Wrongly convicted man speaks out
NEW YORK (WABC) -- He is an innocent man who spent 11 years of his life behind bars. Now, he has $2 million in his pocket and apology money from the state of New York.
Important to point out here that the $2 million dollars is taxpayers money - your money - being spent because Bronx prosecutors put the wrong man in prison. What's even more disturbing, there is evidence the DA's office had information years ago about the real killer and did nothing about it.
"I mean, of course this sounds like a lot, even if they would have gave me 20 million, it's not worth 11 years," Michael Clancy said.

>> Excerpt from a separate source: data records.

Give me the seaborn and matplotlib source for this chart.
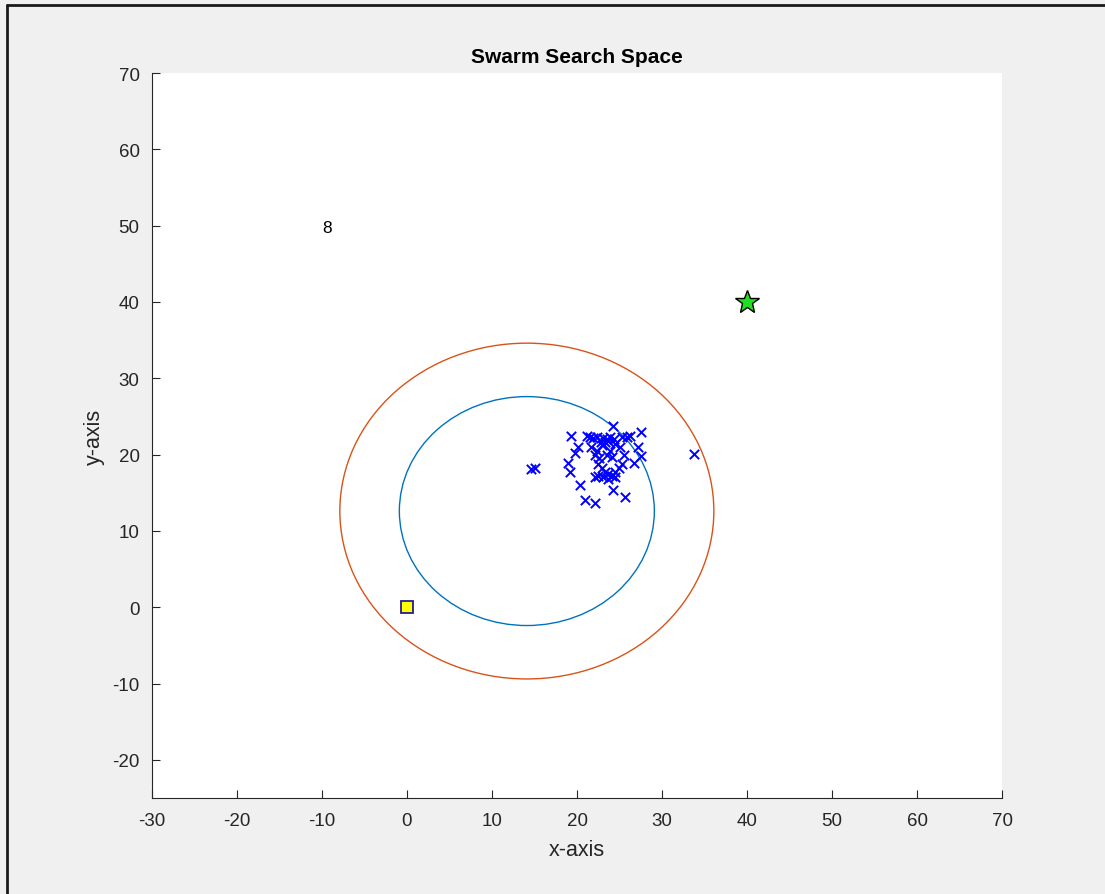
import matplotlib
matplotlib.use("Agg")
import matplotlib.pyplot as plt
from matplotlib.patches import Circle
from matplotlib.lines import Line2D
import numpy as np
import pandas as pd
import seaborn as sns

# Swarm particle positions
swarm_x = [33.8, 14.6, 15.1, 19.3, 21.2, 21.5, 21.9, 22.4, 23.1, 23.5, 23.9, 24.2,
           25.3, 25.9, 26.2, 27.5, 20.1, 19.8, 27.2, 27.5, 26.7, 18.9, 19.2, 20.4,
           20.9, 22.1, 24.2, 25.6, 22.3, 22.6, 22.5, 22.9, 23.3, 23.7, 24.1, 24.5,
           24.9, 25.3, 25.5, 25.1, 24.5, 22.9, 23.3, 23.7, 22.5, 22.1, 23.1, 23.7,
           24.5, 21.7, 22.1, 23.9, 24.1, 23.5, 24.3, 22.8]
swarm_y = [20.1, 18.1, 18.3, 22.4, 22.4, 22.3, 22.2, 22.3, 22.2, 22.1, 22.3, 23.7,
           22.3, 22.3, 22.4, 22.9, 21.0, 20.2, 21.0, 19.8, 18.9, 18.9, 17.7, 16.0,
           14.0, 13.6, 15.3, 14.4, 20.5, 19.6, 18.8, 18.3, 17.7, 17.5, 17.2, 17.7,
           18.3, 18.8, 19.9, 21.0, 21.4, 21.2, 21.6, 21.8, 17.2, 17.0, 17.0, 16.8,
           17.0, 21.0, 19.9, 20.5, 19.7, 20.0, 22.0, 21.7]

# Search-region circles
circle_center = (14.1, 12.6)
circle_radii = [15.0, 22.0]
circle_colors = ["#0072BD", "#D95319"]

# Start, goal and annotation
start_xy = (0, 0)
goal_xy = (40, 40)
label_xy = (-10, 49.7)
label_text = "8"

x_ticks = list(range(-30, 71, 10))
y_ticks = list(range(-20, 71, 10))

sns.set_style("white")
plt.rcParams["font.family"] = ["Liberation Sans", "DejaVu Sans"]
plt.rcParams["axes.unicode_minus"] = False
plt.rcParams["xtick.bottom"] = True
plt.rcParams["ytick.left"] = True

fig = plt.figure(figsize=(11.05, 8.95), dpi=100, facecolor="#f0f0f0")
ax = fig.add_axes([152 / 1105, 1 - 799 / 895, 850 / 1105, 725 / 895])
ax.set_facecolor("white")

for r, c in zip(circle_radii, circle_colors):
    ax.add_patch(Circle(circle_center, r, fill=False, edgecolor=c, linewidth=1.0))

df = pd.DataFrame({"x": swarm_x, "y": swarm_y})
sns.scatterplot(data=df, x="x", y="y", marker="x", color="#0000ff", s=45,
                linewidth=1.4, ax=ax, zorder=3)

ax.plot(*start_xy, marker="s", markersize=9, markerfacecolor="#ffff00",
        markeredgecolor="#1f1f8f", markeredgewidth=1.3, linestyle="none", zorder=4)
ax.plot(*goal_xy, marker="*", markersize=18, markerfacecolor="#22dd22",
        markeredgecolor="black", markeredgewidth=1.0, linestyle="none", zorder=4)
ax.text(label_xy[0], label_xy[1], label_text, fontsize=12.5, ha="left", va="center",
        color="black")

ax.set_xlim(-30, 70)
ax.set_ylim(-25, 70)
ax.set_aspect("auto")
ax.set_xticks(x_ticks)
ax.set_yticks(y_ticks)
ax.tick_params(axis="both", which="major", direction="in", length=6, width=0.8,
               colors="#262626", labelsize=13.5)
ax.tick_params(axis="x", pad=10)
ax.tick_params(axis="y", pad=9)
for side in ("top", "right"):
    ax.spines[side].set_visible(False)
for side in ("left", "bottom"):
    ax.spines[side].set_color("#262626")
    ax.spines[side].set_linewidth(0.8)

ax.set_xlabel("x-axis", fontsize=15.5, color="#262626", labelpad=7)
ax.set_ylabel("y-axis", fontsize=15.5, color="#262626", labelpad=5)
ax.set_title("Swarm Search Space", fontsize=15, fontweight="bold", color="black", pad=8)

# Window frame along the top and left edges
fig.add_artist(Line2D([7 / 1105, 7 / 1105], [0, 1 - 6 / 895], transform=fig.transFigure,
                      color="#1a1a1a", linewidth=2))
fig.add_artist(Line2D([7 / 1105, 1], [1 - 6 / 895, 1 - 6 / 895], transform=fig.transFigure,
                      color="#1a1a1a", linewidth=2))

fig.savefig("out.png", dpi=100, facecolor=fig.get_facecolor())
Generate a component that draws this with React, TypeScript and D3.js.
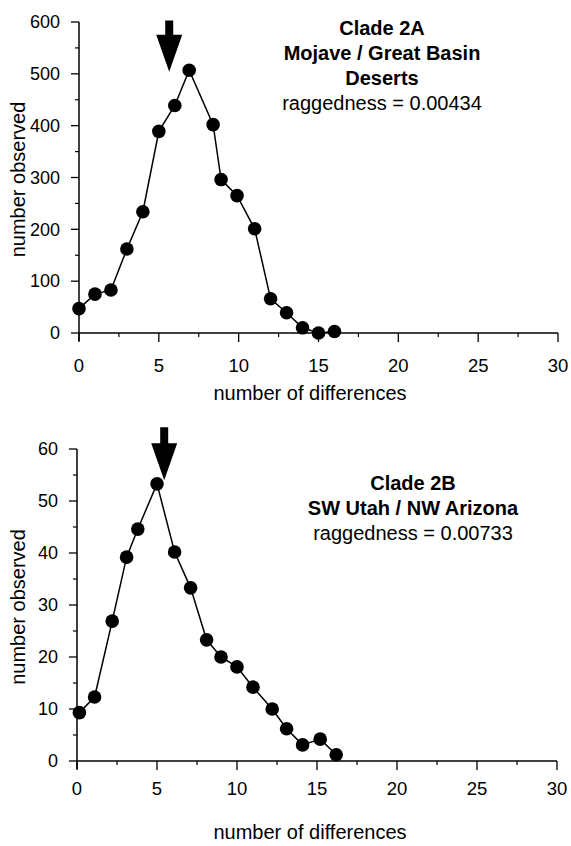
import React from 'react';
import * as d3 from 'd3';

// x positions (number of differences)
const diffsA = [0, 1, 2, 3, 4, 5, 6, 6.9, 8.4, 8.9, 9.9, 11, 12, 13, 14, 15, 16];
const observedA = [47, 75, 83, 162, 234, 389, 439, 507, 402, 296, 265, 201, 66, 39, 10, 0, 3];

const diffsB = [0.15, 1.1, 2.2, 3.1, 3.8, 5, 6.1, 7.1, 8.1, 9, 10, 11, 12.2, 13.1, 14.1, 15.2, 16.2];
const observedB = [9.3, 12.3, 26.9, 39.2, 44.6, 53.3, 40.2, 33.3, 23.3, 20, 18.1, 14.2, 10, 6.2, 3.1, 4.2, 1.2];

const xTicks = [0, 5, 10, 15, 20, 25, 30];
const yTicksA = [0, 100, 200, 300, 400, 500, 600];
const yTicksB = [0, 10, 20, 30, 40, 50, 60];

const titleA = ['Clade 2A', 'Mojave / Great Basin', 'Deserts'];
const raggedA = 'raggedness = 0.00434';
const titleB = ['Clade 2B', 'SW Utah / NW Arizona'];
const raggedB = 'raggedness = 0.00733';

const FONT = '"Liberation Sans", Arial, Helvetica, sans-serif';

type PanelProps = {
  xs: number[];
  ys: number[];
  yTicks: number[];
  yMax: number;
  xRange: [number, number];
  yRange: [number, number];
  arrow: { x: number; top: number; tip: number };
  title: string[];
  ragged: string;
  titleX: number;
  titleY: number;
  xLabelY: number;
  xTickDy: number;
};

function Panel(p: PanelProps) {
  const x = d3.scaleLinear().domain([0, 30]).range(p.xRange);
  const y = d3.scaleLinear().domain([0, p.yMax]).range(p.yRange);
  const pts = p.xs.map((v, i) => [v, p.ys[i]] as [number, number]);
  const line = d3.line<[number, number]>().x(d => x(d[0])).y(d => y(d[1]));
  const x0 = p.xRange[0];
  const y0 = p.yRange[0];
  const minorX = d3.range(2.5, 30, 5);
  const minorY = p.yTicks.slice(0, -1).map(t => t + p.yMax / 12);

  // arrow
  const ax = x(p.arrow.x);
  const aTop = y(p.arrow.top);
  const aTip = y(p.arrow.tip);
  const headH = 37;
  const arrowPath = `M${ax - 4},${aTop} L${ax + 4},${aTop} L${ax + 4},${aTip - headH} L${ax + 13},${aTip - headH}` +
    ` L${ax},${aTip} L${ax - 13},${aTip - headH} L${ax - 4},${aTip - headH} Z`;

  return (
    <g fontFamily={FONT} fill="#000">
      {/* axes */}
      <line x1={x0} x2={x0} y1={p.yRange[1]} y2={y0 + 8} stroke="#000" strokeWidth={1.5} />
      <line x1={x0 - 1} x2={p.xRange[1]} y1={y0} y2={y0} stroke="#000" strokeWidth={1.5} />
      {p.yTicks.map(t => (
        <g key={'yt' + t}>
          <line x1={x0 - 8} x2={x0} y1={y(t)} y2={y(t)} stroke="#000" strokeWidth={1.3} />
          <text x={x0 - 19} y={y(t)} dy="0.35em" textAnchor="end" fontSize={18}>{t}</text>
        </g>
      ))}
      {minorY.map(t => (
        <line key={'ym' + t} x1={x0 - 4} x2={x0} y1={y(t)} y2={y(t)} stroke="#000" strokeWidth={1.2} />
      ))}
      {xTicks.map(t => (
        <g key={'xt' + t}>
          <line x1={x(t)} x2={x(t)} y1={y0} y2={y0 + 9} stroke="#000" strokeWidth={1.3} />
          <text x={x(t)} y={y0 + p.xTickDy} textAnchor="middle" fontSize={18.5}>{t}</text>
        </g>
      ))}
      {minorX.map(t => (
        <line key={'xm' + t} x1={x(t)} x2={x(t)} y1={y0} y2={y0 + 4} stroke="#000" strokeWidth={1.2} />
      ))}
      <text x={310} y={p.xLabelY} textAnchor="middle" fontSize={20}>number of differences</text>
      <text transform={`translate(18,${(y0 + p.yRange[1]) / 2 + 2}) rotate(-90)`} dy="0.35em"
        textAnchor="middle" fontSize={20}>number observed</text>

      {/* series */}
      <path d={line(pts) || ''} fill="none" stroke="#000" strokeWidth={1.5} />
      {pts.map((d, i) => (
        <circle key={i} cx={x(d[0])} cy={y(d[1])} r={6.8} fill="#000" />
      ))}

      <path d={arrowPath} fill="#000" />

      {/* title */}
      {p.title.map((t, i) => (
        <text key={t} x={p.titleX} y={p.titleY + i * 25} textAnchor="middle" fontSize={20} fontWeight="bold">{t}</text>
      ))}
      <text x={p.titleX} y={p.titleY + p.title.length * 25} textAnchor="middle" fontSize={20}>{p.ragged}</text>
    </g>
  );
}

export default function App() {
  return (
    <svg width={571} height={846} style={{ position: 'absolute', left: 0, top: 0, background: '#fff' }}>
      <rect width={571} height={846} fill="#fff" />
      <Panel xs={diffsA} ys={observedA} yTicks={yTicksA} yMax={600}
        xRange={[79, 558]} yRange={[333, 22]}
        arrow={{ x: 5.65, top: 603, tip: 504 }}
        title={titleA} ragged={raggedA} titleX={382} titleY={35} xLabelY={400} xTickDy={39} />
      <Panel xs={diffsB} ys={observedB} yTicks={yTicksB} yMax={60}
        xRange={[77, 557]} yRange={[761, 449]}
        arrow={{ x: 5.45, top: 64.2, tip: 54 }}
        title={titleB} ragged={raggedB} titleX={413} titleY={490} xLabelY={839} xTickDy={34} />
    </svg>
  );
}
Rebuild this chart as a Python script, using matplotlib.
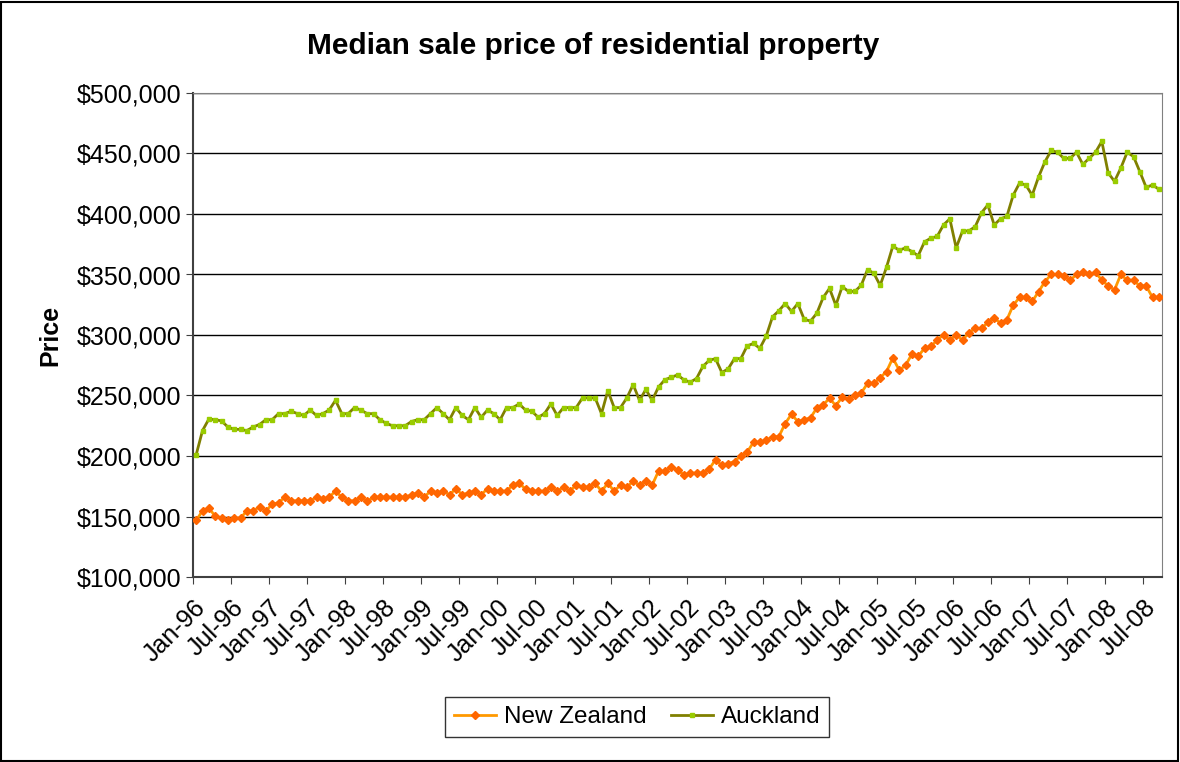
import matplotlib
matplotlib.use('Agg')
import matplotlib.pyplot as plt
import numpy as np
import pandas as pd
from matplotlib.patches import Rectangle
from matplotlib.ticker import FuncFormatter

plt.rcParams['font.family'] = ['Liberation Sans', 'DejaVu Sans']

# monthly, Jan-96 .. Sep-08 (values in $000)
months = pd.date_range('1996-01-01', periods=153, freq='MS')

auckland = [
    201, 221, 230.5, 230, 229, 224, 222, 222, 221, 224, 226, 230, 230, 235, 235, 237, 235, 233.5, 238, 233.5,
    235, 238, 246, 235, 235, 240,
    238, 235, 235, 230, 227, 225, 225, 225, 228.5, 230, 230, 235, 240, 235, 230, 240, 233.5, 230, 240, 232,
    238, 235, 230, 240, 240, 243,
    238, 237, 232, 235, 243, 233.5, 240, 240, 240, 248, 248, 248, 235, 254, 240, 240, 248, 259, 246, 255,
    246, 257, 263, 265, 267,
    263, 261, 264, 274, 279, 280.5, 269, 272, 280.5, 280.5, 291, 293, 289, 299, 315, 320, 326, 319.5, 326, 313,
    311.5, 318, 331, 338.5, 324.5, 340,
    336, 336, 341, 354, 351, 341, 356, 373.5, 370, 372, 369, 365.5, 377, 380, 381.5, 391, 396, 372, 386, 386,
    389.5, 401, 407.5, 391, 396, 398,
    415.5, 425.5, 424, 415.5, 430.5, 443, 452.5, 451, 446, 446, 451, 441, 446, 451, 460, 434, 427, 438, 451, 447.5,
    435, 422, 424, 420.5,
]

new_zealand = [
    146.7, 154.7, 157, 150.3, 148.6, 146.7, 148.6, 148.6, 154.7, 154.7, 158, 154.7, 160, 161.5, 166, 163, 163, 163, 163, 166,
    164.5, 166, 171, 166, 163, 163,
    166, 162.6, 166, 166, 166, 166, 166, 166, 168, 169.5, 166, 171, 169.5, 171, 168, 173, 168, 169.5, 171, 168,
    173, 171, 171, 171, 176, 177.5,
    172.7, 171, 171, 171, 174.3, 171, 174.3, 171, 176, 174.3, 174.3, 177.4, 171, 177.4, 171, 176, 174.3, 179, 176, 179,
    176, 187.4, 187.4, 190.5, 188.8,
    184.3, 185.9, 185.9, 185.9, 189.2, 197, 192.2, 193.8, 195.4, 200.3, 203.2, 211.4, 211.4, 213, 216, 216, 226.8, 234.6, 228.4, 230,
    231.6, 239.7, 242.4, 247.6, 241.6, 248.7,
    247, 250.3, 252, 260, 260, 264.7, 269.8, 281, 271, 274.8, 284.2, 282.5, 289, 290.6, 295.6, 300.4, 295.6, 300.4, 295.6, 302,
    305.4, 305.4, 310.4, 313.7, 310, 312.5,
    324.6, 331, 331, 327.7, 335.7, 344, 350, 350, 348.6, 345.3, 350, 351.7, 350, 351.7, 345.3, 340.6, 337.3, 350, 345.3, 345.3,
    340.6, 340.6, 331, 331,
]

tick_idx = list(range(0, 153, 6))
tick_labels = [months[i].strftime('%b-%y') for i in tick_idx]

x = np.arange(len(months))
nz = np.array(new_zealand) * 1000
akl = np.array(auckland) * 1000

fig = plt.figure(figsize=(11.8, 7.62), dpi=100)
ax = fig.add_axes([193/1180, 1 - 577/762, (1162-193)/1180, (577-93)/762])

ax.plot(x, nz, color='#FF9900', lw=2, marker='D', ms=4,
        mfc='#FF6600', mec='#FF6600', label='New Zealand', zorder=3)
ax.plot(x, akl, color='#808000', lw=2, marker='s', ms=3.3,
        mfc='#99CC00', mec='#99CC00', label='Auckland', zorder=3)

ax.set_xlim(-0.5, 152.5)
ax.set_ylim(100000, 500000)
ax.set_yticks(np.arange(100000, 500001, 50000))
ax.yaxis.set_major_formatter(FuncFormatter(lambda v, p: '${:,.0f}'.format(v)))
ax.grid(axis='y', color='black', lw=1)
ax.set_axisbelow(True)

ax.set_xticks([i - 0.5 for i in tick_idx])
ax.set_xticklabels(tick_labels, rotation=45, ha='right', rotation_mode='anchor')
ax.tick_params(axis='both', labelsize=18, direction='out', length=5, color='#404040')
ax.tick_params(axis='x', pad=8)

for s in ['top', 'right']:
    ax.spines[s].set_color('#808080')
for s in ['left', 'bottom']:
    ax.spines[s].set_color('#404040')
    ax.spines[s].set_linewidth(1.5)

ax.set_ylabel('Price', fontsize=18, fontweight='bold', labelpad=10)
fig.text(0.503, 1 - 46/762, 'Median sale price of residential property',
         ha='center', va='center', fontsize=21.5, fontweight='bold')

leg = fig.legend(loc='center', bbox_to_anchor=(637/1180, 1 - 717/762), ncol=2,
                 fontsize=17.5, frameon=True, fancybox=False, edgecolor='black',
                 handlelength=1.75, handletextpad=0.3, columnspacing=1.0,
                 borderpad=0.35)
leg.get_frame().set_linewidth(1)

fig.patches.append(Rectangle((0.001, 0.001), 0.997, 0.997, transform=fig.transFigure,
                             fill=False, edgecolor='black', lw=1.5))

fig.savefig('out.png', dpi=100)
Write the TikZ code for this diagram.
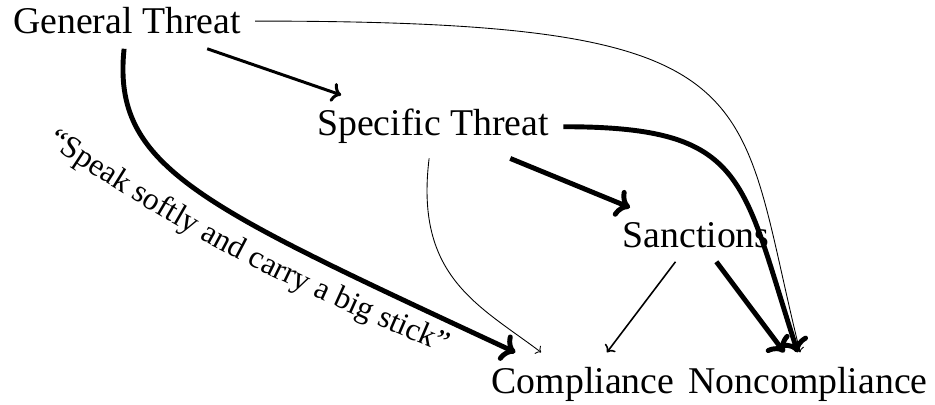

Clancy, now 38, says he would gladly trade the numbers on this check for the years he spent behind bars.
"You know, a lot of people think, like this is like if I hit the lotto. Like oh, wow. And I'm looking at people and it might seem like a reward to you, but it's know really a reward, it's basically right a wrong, you know," Clancy said.
When he first went to prison for 25 years to life, he says he remembers being told the possible maximum time he was facing for murder.
"And he said, well the maximum release date is: 9999999. Basically, there is no date," he said.
Clancy, an apprentice elevator mechanic with no criminal record, was charged with killing a man inside a Domino's pizza in the Bronx in 1997. He was released on bail in 2008 after a Judge threw out the murder conviction. A federal informant had told government prosecutors that Clancy was innocent and identified the real killer as a man named Andrew DeJesus. What's disturbing is that an Asst. U.S. Attorney claims in a sworn statement that he told the Bronx District Attorney that the office may be prosecuting the wrong individual.
"The Feds knew Clancy was innocent. The Bronx DA's office was told, you've got the wrong man, you have the wrong guy. The Bronx DA did not want to hear it," Ron Kuby, Clancy's attorney, said.
Ultimately, the DA's office decided not to retry Clancy, who has tried to pick up the pieces of his life. His wife divorced him when he was gone, but he is working to be a mechanic, and remarkably, has no regrets.
"I believe it bettered me in a way, so I can't sit here and complain because for 11 years I wasted my life. The last thing I want to do is waste more sulking and being upset and trying to point blame," he said.
The Bronx District Attorney's Office says it has no comment on the 2-million dollar settlement by the state. A spokesman says they are focused at this time on prosecuting Andrew Dejesus who has been indicted for the murder originally pinned on Clancy.